Under new EU rules member states will have to ban or restrict the use of lightweight plastic bags
The European parliament has voted to clamp down on the use of thin plastic carrier bags, billions of which end up as litter. Under new rules, EU member states will have either to ensure that by 2018, no more lightweight bags are given out free to shoppers, or to limit the use of bags to 90 per person by the end of 2019 and 40 by the end of 2025.
Lightweight bags – defined as being thinner than 50 microns – are the most commonly used plastic bags across the EU. In 2010 citizens across Europe used, on average, 198 plastic bags each – 90% of which were lightweight – and an estimated 8 billion bags ended up as litter. The EU estimates that €740m (£545m) will be saved each year, as a result of the legally binding targets.

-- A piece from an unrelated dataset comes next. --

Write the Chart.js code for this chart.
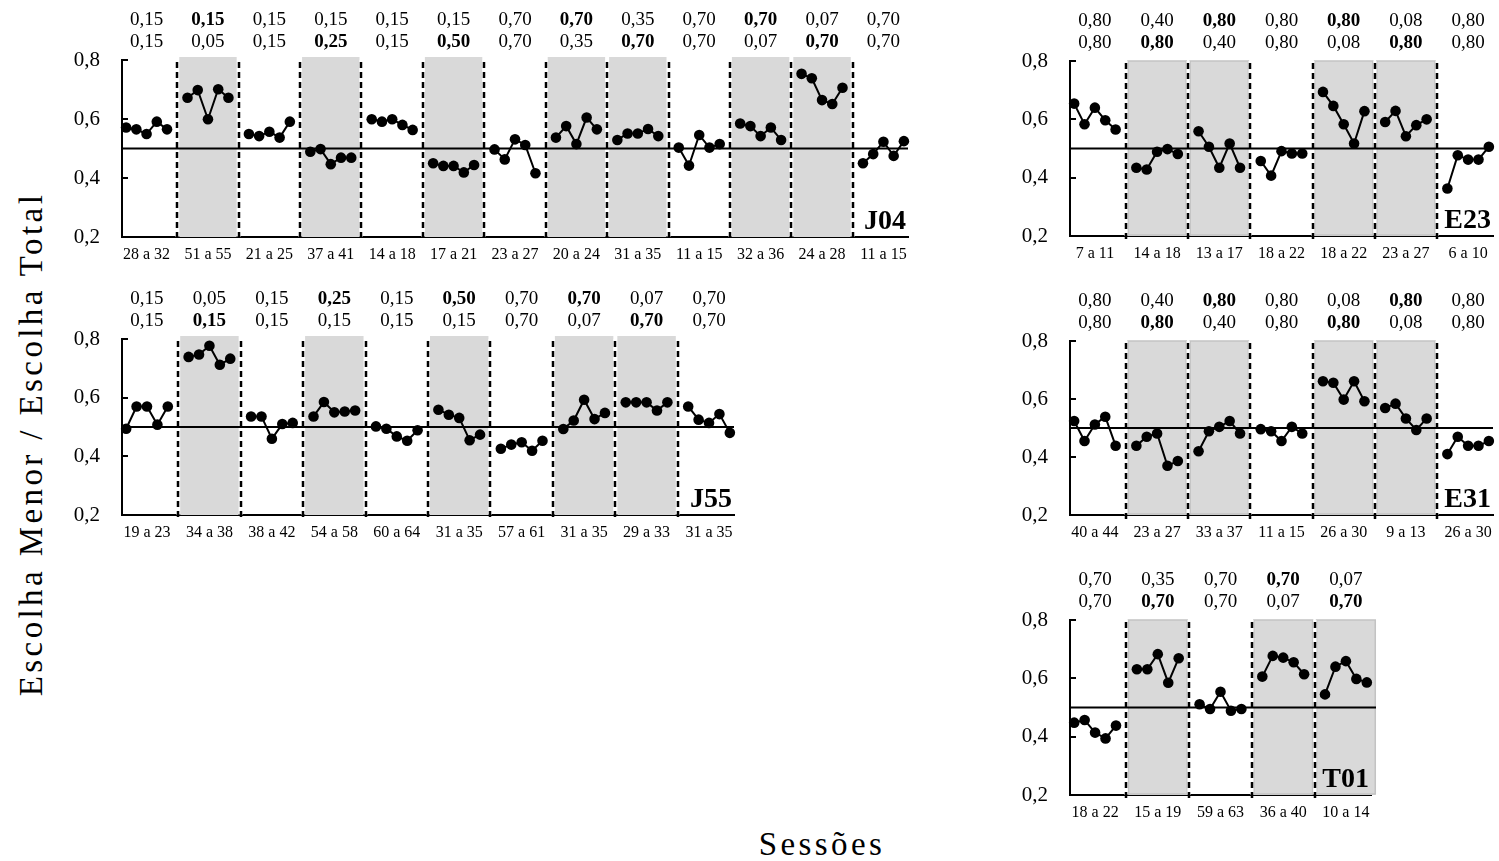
<!DOCTYPE html>
<html>
<head>
<meta charset="utf-8">
<script src="https://cdn.jsdelivr.net/npm/chart.js@4.4.1/dist/chart.umd.min.js"></script>
<style>
  html, body { margin: 0; padding: 0; background: #fff; }
  body { width: 1499px; height: 861px; position: relative; overflow: hidden; font-family: "Liberation Serif", "Times New Roman", serif; }
  canvas { position: absolute; }
  .ytitle { position: absolute; left: 31px; top: 444px; transform: translate(-50%, -50%) rotate(-90deg); white-space: nowrap; font-size: 33px; letter-spacing: 3.4px; color: #000; }
  .xtitle { position: absolute; left: 822px; top: 844px; transform: translate(-50%, -50%); white-space: nowrap; font-size: 33px; letter-spacing: 3.4px; color: #000; }
</style>
</head>
<body>
<canvas id="j04"></canvas>
<canvas id="j55"></canvas>
<canvas id="e23"></canvas>
<canvas id="e31"></canvas>
<canvas id="t01"></canvas>
<div class="ytitle">Escolha Menor / Escolha Total</div>
<div class="xtitle">Sessões</div>

<script>
// ---- J04 ----
const j04Sessions = ["28 a 32", "51 a 55", "21 a 25", "37 a 41", "14 a 18", "17 a 21", "23 a 27", "20 a 24", "31 a 35", "11 a 15", "32 a 36", "24 a 28", "11 a 15"];
const j04Values = [
    [0.571, 0.565, 0.549, 0.591, 0.565],
    [0.672, 0.698, 0.599, 0.701, 0.672],
    [0.549, 0.542, 0.557, 0.537, 0.591],
    [0.489, 0.498, 0.447, 0.469, 0.469],
    [0.599, 0.591, 0.599, 0.580, 0.563],
    [0.450, 0.441, 0.441, 0.419, 0.444],
    [0.497, 0.463, 0.531, 0.512, 0.416],
    [0.537, 0.576, 0.515, 0.605, 0.565],
    [0.529, 0.551, 0.551, 0.566, 0.542],
    [0.503, 0.442, 0.546, 0.503, 0.515],
    [0.585, 0.576, 0.542, 0.571, 0.529],
    [0.753, 0.738, 0.664, 0.651, 0.706],
    [0.450, 0.481, 0.523, 0.475, 0.525]
];
const j04TopA = ["0,15", "0,15", "0,15", "0,15", "0,15", "0,15", "0,70", "0,70", "0,35", "0,70", "0,70", "0,07", "0,70"];
const j04TopB = ["0,15", "0,05", "0,15", "0,25", "0,15", "0,50", "0,70", "0,35", "0,70", "0,70", "0,07", "0,70", "0,70"];
const j04Bold = [0, 1, 0, 2, 0, 2, 0, 1, 2, 0, 1, 2, 0];   // 1 = upper number bold, 2 = lower number bold
const j04Shaded = [0, 1, 0, 1, 0, 1, 0, 1, 1, 0, 1, 1, 0];

// ---- J55 ----
const j55Sessions = ["19 a 23", "34 a 38", "38 a 42", "54 a 58", "60 a 64", "31 a 35", "57 a 61", "31 a 35", "29 a 33", "31 a 35"];
const j55Values = [
    [0.494, 0.570, 0.570, 0.508, 0.570],
    [0.739, 0.747, 0.777, 0.712, 0.733],
    [0.536, 0.536, 0.460, 0.510, 0.514],
    [0.536, 0.585, 0.550, 0.553, 0.556],
    [0.502, 0.494, 0.468, 0.453, 0.489],
    [0.559, 0.542, 0.531, 0.455, 0.474],
    [0.426, 0.440, 0.448, 0.419, 0.453],
    [0.493, 0.522, 0.593, 0.527, 0.548],
    [0.584, 0.584, 0.584, 0.556, 0.584],
    [0.570, 0.525, 0.514, 0.544, 0.480]
];
const j55TopA = ["0,15", "0,05", "0,15", "0,25", "0,15", "0,50", "0,70", "0,70", "0,07", "0,70"];
const j55TopB = ["0,15", "0,15", "0,15", "0,15", "0,15", "0,15", "0,70", "0,07", "0,70", "0,70"];
const j55Bold = [0, 2, 0, 1, 0, 1, 0, 1, 2, 0];
const j55Shaded = [0, 1, 0, 1, 0, 1, 0, 1, 1, 0];

// ---- E23 ----
const e23Sessions = ["7 a 11", "14 a 18", "13 a 17", "18 a 22", "18 a 22", "23 a 27", "6 a 10"];
const e23Values = [
    [0.654, 0.583, 0.640, 0.597, 0.565],
    [0.434, 0.428, 0.489, 0.498, 0.481],
    [0.559, 0.506, 0.434, 0.517, 0.434],
    [0.457, 0.407, 0.491, 0.483, 0.483],
    [0.694, 0.646, 0.583, 0.517, 0.628],
    [0.591, 0.629, 0.542, 0.580, 0.600],
    [0.363, 0.477, 0.462, 0.462, 0.506]
];
const e23TopA = ["0,80", "0,40", "0,80", "0,80", "0,80", "0,08", "0,80"];
const e23TopB = ["0,80", "0,80", "0,40", "0,80", "0,08", "0,80", "0,80"];
const e23Bold = [0, 2, 1, 0, 1, 2, 0];
const e23Shaded = [0, 1, 1, 0, 1, 1, 0];

// ---- E31 ----
const e31Sessions = ["40 a 44", "23 a 27", "33 a 37", "11 a 15", "26 a 30", "9 a 13", "26 a 30"];
const e31Values = [
    [0.524, 0.455, 0.512, 0.539, 0.439],
    [0.439, 0.470, 0.481, 0.370, 0.386],
    [0.420, 0.489, 0.504, 0.524, 0.481],
    [0.496, 0.489, 0.455, 0.504, 0.481],
    [0.661, 0.656, 0.598, 0.661, 0.592],
    [0.569, 0.584, 0.533, 0.493, 0.533],
    [0.410, 0.470, 0.439, 0.439, 0.455]
];
const e31TopA = ["0,80", "0,40", "0,80", "0,80", "0,08", "0,80", "0,80"];
const e31TopB = ["0,80", "0,80", "0,40", "0,80", "0,80", "0,08", "0,80"];
const e31Bold = [0, 2, 1, 0, 2, 1, 0];
const e31Shaded = [0, 1, 1, 0, 1, 1, 0];

// ---- T01 ----
const t01Sessions = ["18 a 22", "15 a 19", "59 a 63", "36 a 40", "10 a 14"];
const t01Values = [
    [0.448, 0.457, 0.414, 0.394, 0.438],
    [0.631, 0.631, 0.683, 0.585, 0.669],
    [0.511, 0.495, 0.554, 0.489, 0.495],
    [0.606, 0.677, 0.671, 0.655, 0.614],
    [0.545, 0.640, 0.659, 0.598, 0.586]
];
const t01TopA = ["0,70", "0,35", "0,70", "0,70", "0,07"];
const t01TopB = ["0,70", "0,70", "0,70", "0,07", "0,70"];
const t01Bold = [0, 2, 0, 1, 2];
const t01Shaded = [0, 1, 0, 1, 1];

const yTicks = [0.2, 0.4, 0.6, 0.8];
const refLevel = 0.5;

const FONT = '"Liberation Serif", "Times New Roman", serif';
const SLOTS = 6; // 5 sessions + 1 gap per block

const panelDecor = {
    id: 'panelDecor',
    beforeDatasetsDraw(chart, args, opts) {
        const p = opts.panel;
        const { ctx, chartArea: a } = chart;
        const x = chart.scales.x, y = chart.scales.y;
        const top = y.getPixelForValue(0.8);
        const bot = y.getPixelForValue(0.2);
        ctx.save();
        p.shaded.forEach((s, g) => {
            if (!s) return;
            const x0 = x.getPixelForValue(g * SLOTS - 1) + 2;
            const x1 = x.getPixelForValue(g * SLOTS + 5) - 2;
            ctx.fillStyle = '#d9d9d9';
            ctx.fillRect(x0, top - p.shadeLift, x1 - x0, bot - top + p.shadeLift);
            if (p.shadeEdge) {
                ctx.strokeStyle = '#c3c3c3';
                ctx.lineWidth = 1.5;
                ctx.strokeRect(x0, top - p.shadeLift, x1 - x0, bot - top + p.shadeLift - 1);
            }
        });
        for (let g = 1; g < p.sessions.length; g++) {
            const xp = Math.round(x.getPixelForValue(g * SLOTS - 1));
            ctx.setLineDash([]);
            ctx.strokeStyle = '#fff';
            ctx.lineWidth = 3;
            ctx.beginPath(); ctx.moveTo(xp, top); ctx.lineTo(xp, bot); ctx.stroke();
            ctx.setLineDash([6, 4]);
            ctx.strokeStyle = '#000';
            ctx.lineWidth = 2.5;
            ctx.beginPath(); ctx.moveTo(xp, top + 2); ctx.lineTo(xp, bot + 4); ctx.stroke();
        }
        ctx.setLineDash([]);
        const yr = y.getPixelForValue(refLevel);
        ctx.strokeStyle = '#000';
        ctx.lineWidth = 2;
        ctx.beginPath(); ctx.moveTo(a.left, yr); ctx.lineTo(a.right + p.refExtra, yr); ctx.stroke();
        ctx.restore();
    },
    afterDraw(chart, args, opts) {
        const p = opts.panel;
        const { ctx, chartArea: a } = chart;
        const x = chart.scales.x, y = chart.scales.y;
        const top = y.getPixelForValue(0.8);
        const bot = y.getPixelForValue(0.2);
        ctx.save();
        ctx.fillStyle = '#000';
        ctx.textAlign = 'center';
        ctx.textBaseline = 'middle';
        p.sessions.forEach((_, g) => {
            const cx = x.getPixelForValue(g * SLOTS + 2);
            ctx.font = (p.bold[g] === 1 ? 'bold ' : '') + '19px ' + FONT;
            ctx.fillText(p.topA[g], cx, top - 40);
            ctx.font = (p.bold[g] === 2 ? 'bold ' : '') + '19px ' + FONT;
            ctx.fillText(p.topB[g], cx, top - 18);
        });
        // inward ticks on the y axis
        ctx.strokeStyle = '#000';
        ctx.lineWidth = 2;
        yTicks.slice(1).forEach(v => {
            const yp = Math.round(y.getPixelForValue(v));
            ctx.beginPath(); ctx.moveTo(a.left, yp); ctx.lineTo(a.left + 6, yp); ctx.stroke();
        });
        ctx.font = 'bold 28px ' + FONT;
        ctx.textAlign = 'right';
        ctx.textBaseline = 'alphabetic';
        ctx.fillText(p.name, a.right - 2, bot - 8);
        ctx.restore();
    }
};

function drawPanel(id, p, box) {
    const el = document.getElementById(id);
    const w = box.R - box.L + 82, h = box.B - box.T + 96;
    el.width = w; el.height = h;
    el.style.left = (box.L - 70) + 'px';
    el.style.top = (box.T - 60) + 'px';
    el.style.width = w + 'px';
    el.style.height = h + 'px';

    const datasets = p.values.map((vals, g) => ({
        data: vals.map((v, i) => ({ x: g * SLOTS + i, y: v })),
        borderColor: '#000',
        backgroundColor: '#000',
        pointBackgroundColor: '#000',
        pointBorderWidth: 0,
        pointRadius: 5.3,
        borderWidth: 2,
        tension: 0,
        clip: false
    }));
    const maxX = p.sessions.length * SLOTS - 2 + 0.4;

    return new Chart(el.getContext('2d'), {
        type: 'line',
        data: { datasets: datasets },
        options: {
            responsive: false, animation: false, events: [],
            layout: { padding: { top: 60, right: 12, bottom: 0, left: 0 } },
            plugins: {
                legend: { display: false },
                tooltip: { enabled: false },
                panelDecor: { panel: p }
            },
            scales: {
                x: {
                    type: 'linear', min: -0.4, max: maxX,
                    grid: { display: true, drawOnChartArea: false, drawTicks: false },
                    border: { display: true, color: '#000', width: 2 },
                    afterBuildTicks: s => { s.ticks = p.sessions.map((_, g) => ({ value: g * SLOTS + 2 })); },
                    afterFit: s => { s.height = 36; },
                    ticks: {
                        autoSkip: false, maxRotation: 0, minRotation: 0, padding: 8,
                        color: '#000', font: { family: FONT, size: 16 },
                        callback: (v, i) => p.sessions[i]
                    }
                },
                y: {
                    min: 0.2, max: 0.8,
                    grid: { display: true, drawOnChartArea: false, drawTicks: false },
                    border: { display: true, color: '#000', width: 2 },
                    afterBuildTicks: s => { s.ticks = yTicks.map(v => ({ value: v })); },
                    afterFit: s => { s.width = 70; },
                    ticks: {
                        padding: 22, color: '#000', font: { family: FONT, size: 21 },
                        callback: v => v.toFixed(1).replace('.', ',')
                    }
                }
            }
        },
        plugins: [panelDecor]
    });
}

drawPanel('j04', { name: 'J04', sessions: j04Sessions, values: j04Values, topA: j04TopA, topB: j04TopB, bold: j04Bold, shaded: j04Shaded, shadeLift: 3, shadeEdge: false, refExtra: 0 },
    { L: 122, R: 908, T: 60, B: 237 });
drawPanel('j55', { name: 'J55', sessions: j55Sessions, values: j55Values, topA: j55TopA, topB: j55TopB, bold: j55Bold, shaded: j55Shaded, shadeLift: 3, shadeEdge: false, refExtra: 0 },
    { L: 122, R: 734, T: 339, B: 515 });
drawPanel('e23', { name: 'E23', sessions: e23Sessions, values: e23Values, topA: e23TopA, topB: e23TopB, bold: e23Bold, shaded: e23Shaded, shadeLift: 0, shadeEdge: true, refExtra: 0 },
    { L: 1070, R: 1493, T: 61, B: 236 });
drawPanel('e31', { name: 'E31', sessions: e31Sessions, values: e31Values, topA: e31TopA, topB: e31TopB, bold: e31Bold, shaded: e31Shaded, shadeLift: 0, shadeEdge: true, refExtra: 0 },
    { L: 1070, R: 1493, T: 341, B: 515 });
drawPanel('t01', { name: 'T01', sessions: t01Sessions, values: t01Values, topA: t01TopA, topB: t01TopB, bold: t01Bold, shaded: t01Shaded, shadeLift: 0, shadeEdge: true, refExtra: 5 },
    { L: 1070, R: 1371, T: 620, B: 795 });
</script>
</body>
</html>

The UK’s devolved governments have already introduced charges for plastic bags, and England will follow in October. Both Plastics Europe, and the British Plastics Federation say they fear the new rules will lead to a ‘patchwork’ of different national regulations. Philip Law, Director General of the BPF is ‘concerned that other plastic products might receive the same treatment in future’. The proposal for legislation was ‘based on perception and not sound science, and calls into question the quality of decision making in the EU’. http://www.bpf.co.uk
When the legislation was drafted last year, the UK fought against a ban on oxo-biodegradable plastic bags. The debate centres on whether the bags are truly biodegradable. Although they break down into tiny fragments, it’s unclear whether the biodegradation process is completed, or indeed how long this takes. A study for Defra concluded that they can’t be composted or recycled, and won’t degrade in the anaerobic conditions of landfill. It recommended research to find out what happens to the tiny plastic fragments in the environment. Michael Stephen, commercial director of Symphony Environmental Technologies, which is the leading manufacturer of oxo-biodegradable bags, disputes such concerns. He says a supermarket carrier bag will degrade within six months after what is usually an 18-month lifespan, and that the low molecular weight of the fragments demonstrates that they are biodegradable.
Now the commission is to assess their impact and decide what to do; by 2017 it will also have to come up with proposals for labeling of biodegradable and compostable bags.